Anonymous wrote:
Anonymous wrote:When was their divorce, and does she have the children more than half the year?
For an audit, she would be fine claiming all 3 - for her ex to claim them she would need to sign a form authorizing him to. A divorce decree is no longer enough to show that he has the ability to claim the child, according to IRS rules. If he does his taxes and the child does not live with him more than 50% of the year, he is the one misrepresenting his situation to the IRS.
Are you sure about this? Can you please tell me how you know this? I'm not the OP but this could be relevant to my situation, too. Thanks!
The IRS has a great search function on their website - that's how I know! Anyway, I'm linking to the relevant PDF below (see pages 10-11).
Basically, the custodial parent is the one that is allowed to claim the child(ren) on their taxes (according to the IRS - I have no idea what happens if the non-custodial files a violation of the divorce decree). For the non-custodial parent to claim the child(ren) they have to meet a series of requirements (page 10 in the pdf linked below), including either (1) the custodial parent signs form 8332 that states that they will not claim the child(ren), or (2) the divorce decree is from post-1985 and pre-2009 and states that the non-custodial parent is allowed to claim the children in certain years and the non-custodial parent provides at least $600 in support to the custodial parent.

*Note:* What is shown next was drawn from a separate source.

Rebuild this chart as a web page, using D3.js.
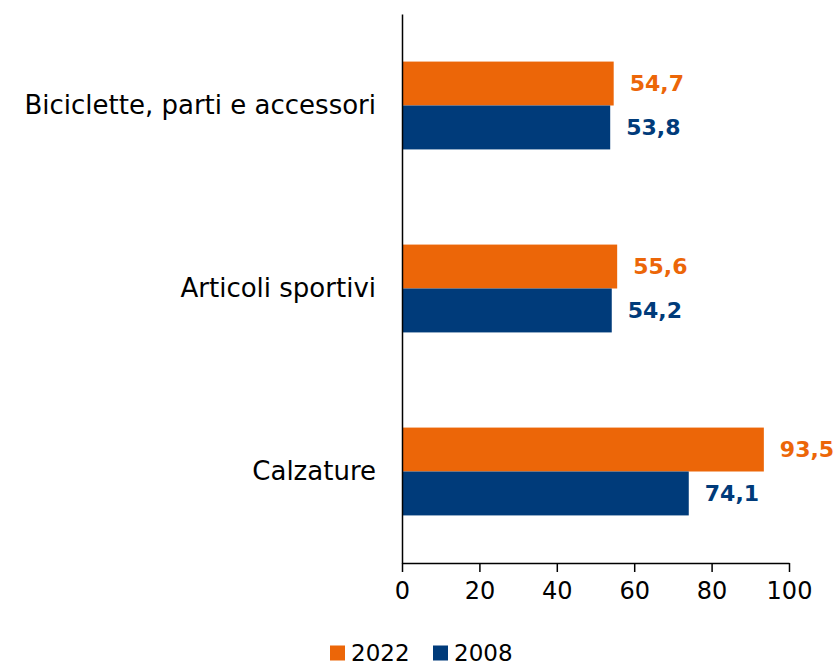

https://www.irs.gov/pub/irs-pdf/p504.pdf
If a non-custodial parent is claiming the child(ren) without getting the custodial parent to sign Form 8332, what they are doing is claiming that the child(ren) live with them for more than half the year - which is tax fraud - and the IRS can and will go after them if they get caught (ie, someone turns them in, or the same child is claimed twice and the IRS investigates).
Since I never married my ex, and he didn't ask the support judge to allow him to claim our child every other year, I have never signed this form. I claim my child every year - my ex pays a pittance in support and he gets a state tax deduction for paying support on time.